To be completely honest, at my company we also overuse config scripts, precisely for the reasons stated above. So for example, even though we’re aware of if Mix.env() and how/when we can use it, if a constant varies between different envs, we usually just stuff it to config script.
I further believe that this convenience subtly creates a tendency to put even more data into config scripts. So for example, my colleague recently argued that some MFAs belong to config scripts, because they “feel” like config, even though MFA is clearly code, not config. This was for me the direct motivation to write that lengthy post about config scripts, and to actively start questioning them.
To be clear, I used them myself a lot, even though I was never quite comfortable with them, which is why I’m increasingly starting to feel that they are misleading people and causing problems much more then they actually help because:
- Config scripts are not runtime friendly, and cause confusion when used with OTP releases.
- Parameters are not consolidate anymore. For example, endpoint parameters are now specified in at least four config files.
- A bunch of unrelated data is thrown together.
Therefore, I feel that instead of adding the additional complex machinery to address the issue number 1 (which is just one issue of config scripts), it would be much better if runtime configuration through regular code was promoted and assisted.
In particular, I’d like to see:
- Official helper macros to simplify expressing small variations between mix envs in regular code. Perhaps something along the lines of this macro, or something different/better.
mix phx.new, Ecto/Phoenix docs, Elixir docs, and official getting started guides favouring runtime configuration over config scripts.
This will not solve all the problems, but I believe it will solve most of them, and that it will guide the community to write their code and libraries in a better way.
Now, some members from Elixir and Phoenix core team have mentioned that many people were further confused when init/2 callbacks were introduced. Personally, I don’t at all buy that this means that runtime config is confusing. The thing is that prior to init/2 a typical Elixir project had at least four files where parameters were specified (config, dev, test, and prod.exs). And then the fifth one was added. No wonder that people found this even more confusing.
But until we guide people to provide their parameters as much as possible in the regular code, it’s unfair to say that runtime config is confusing.
I should also state that I was not a fan of init/2 when it was proposed. Personally, I felt that endpoint and repo should just take their parameters as argument to start_link and child_spec/1. This has issues with hot code reloading, but that’s an advanced scenario anyway. My impression is that with init/2, Elixir/Ecto/Phoenix team decided to make the runtime configuration more complex to simplify advanced (and arguably infrequent) scenarios at the expense of more complex interface for everyone. My feeling is that this was not a good tradeoff. I suspect that the callback style interface of init/2 also adds to the confusion people have.

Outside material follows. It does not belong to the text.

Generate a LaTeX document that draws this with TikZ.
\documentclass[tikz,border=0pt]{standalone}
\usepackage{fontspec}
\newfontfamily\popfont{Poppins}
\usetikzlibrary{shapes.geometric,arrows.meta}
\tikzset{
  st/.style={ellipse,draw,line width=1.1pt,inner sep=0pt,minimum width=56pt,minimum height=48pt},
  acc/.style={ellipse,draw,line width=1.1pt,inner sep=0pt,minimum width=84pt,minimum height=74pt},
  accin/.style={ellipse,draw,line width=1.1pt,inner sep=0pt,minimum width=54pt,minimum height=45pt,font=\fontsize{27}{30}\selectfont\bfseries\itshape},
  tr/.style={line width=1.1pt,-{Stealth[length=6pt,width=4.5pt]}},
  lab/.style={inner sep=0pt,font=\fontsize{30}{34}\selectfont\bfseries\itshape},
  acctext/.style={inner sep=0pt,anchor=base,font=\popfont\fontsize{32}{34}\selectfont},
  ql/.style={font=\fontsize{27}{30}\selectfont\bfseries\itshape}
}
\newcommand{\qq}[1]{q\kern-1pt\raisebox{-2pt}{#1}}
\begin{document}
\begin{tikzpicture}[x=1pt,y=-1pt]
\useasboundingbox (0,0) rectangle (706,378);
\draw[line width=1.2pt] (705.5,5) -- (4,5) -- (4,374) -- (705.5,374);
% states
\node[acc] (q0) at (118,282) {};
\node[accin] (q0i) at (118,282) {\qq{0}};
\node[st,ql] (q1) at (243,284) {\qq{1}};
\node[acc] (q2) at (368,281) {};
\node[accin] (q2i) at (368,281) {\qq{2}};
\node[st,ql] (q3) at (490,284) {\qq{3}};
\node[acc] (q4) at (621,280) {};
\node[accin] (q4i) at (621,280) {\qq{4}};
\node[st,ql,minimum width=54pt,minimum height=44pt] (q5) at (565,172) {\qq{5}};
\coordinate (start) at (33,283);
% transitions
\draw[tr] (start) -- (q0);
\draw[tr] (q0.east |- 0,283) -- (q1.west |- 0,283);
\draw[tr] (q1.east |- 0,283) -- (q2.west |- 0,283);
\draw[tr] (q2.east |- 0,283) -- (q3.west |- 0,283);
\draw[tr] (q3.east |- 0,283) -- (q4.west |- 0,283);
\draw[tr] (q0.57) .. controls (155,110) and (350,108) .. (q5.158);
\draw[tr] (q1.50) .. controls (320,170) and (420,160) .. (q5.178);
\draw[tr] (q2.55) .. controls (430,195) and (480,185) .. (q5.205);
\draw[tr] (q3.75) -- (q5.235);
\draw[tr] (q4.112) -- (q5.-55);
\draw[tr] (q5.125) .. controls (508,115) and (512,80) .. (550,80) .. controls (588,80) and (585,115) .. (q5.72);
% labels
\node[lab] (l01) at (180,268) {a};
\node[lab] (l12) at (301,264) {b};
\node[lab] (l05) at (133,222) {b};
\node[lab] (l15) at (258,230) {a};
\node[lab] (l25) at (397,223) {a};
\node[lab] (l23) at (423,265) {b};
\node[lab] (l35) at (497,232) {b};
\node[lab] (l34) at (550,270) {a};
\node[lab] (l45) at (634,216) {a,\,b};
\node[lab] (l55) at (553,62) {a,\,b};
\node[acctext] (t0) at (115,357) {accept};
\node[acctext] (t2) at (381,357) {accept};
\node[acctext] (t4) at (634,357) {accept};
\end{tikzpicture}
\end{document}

In summary, I think that Elixir/Phoenix/Ecto team historically favoured config scripts way more than runtime configs in regular code, and that’s why we’re here. Perhaps, instead of adding more complex machinery to config scripts, a better way would be to assist and promote runtime configuration through regular code and plain old passing of arguments to functions. I feel that this requires much less interventions in the language and that it can take us very far, although it will admittedly take time to move the community to such style of configuration.
sasajuric
Yes, as the title says, this thread is about app env and it’s closely related cousins config scripts.
Just to be clear, I don’t deny that there’s a thing called system configuration. I just think that app env and config scripts are in most cases an inferior mechanism for managing the system configuration. Moreover, I think that the defaults promoted by e.g. phx.new are arbitrary, confusing, and at the same time limiting.
In my impression, a bunch of stuff ends up in config scripts for dubious reasons, and they don’t even help with actual system configuration (assuming you want to run OTP releases). I’ve been personally confused by config scripts, the team I’m a part of has been confused by config scripts, I’ve seen other people being confused by them, and a lot of libraries promoting them for no particular reasons.
I think we need to strongly challenge this approach, and reevaluate do we really need to promote config scripts and app env so much. I don’t say that they are useless, but I think that in most cases they are not the most appropriate choice. I think that we should instead promote regular code as much as possible, and leave the special code for the few cases where it’s really needed.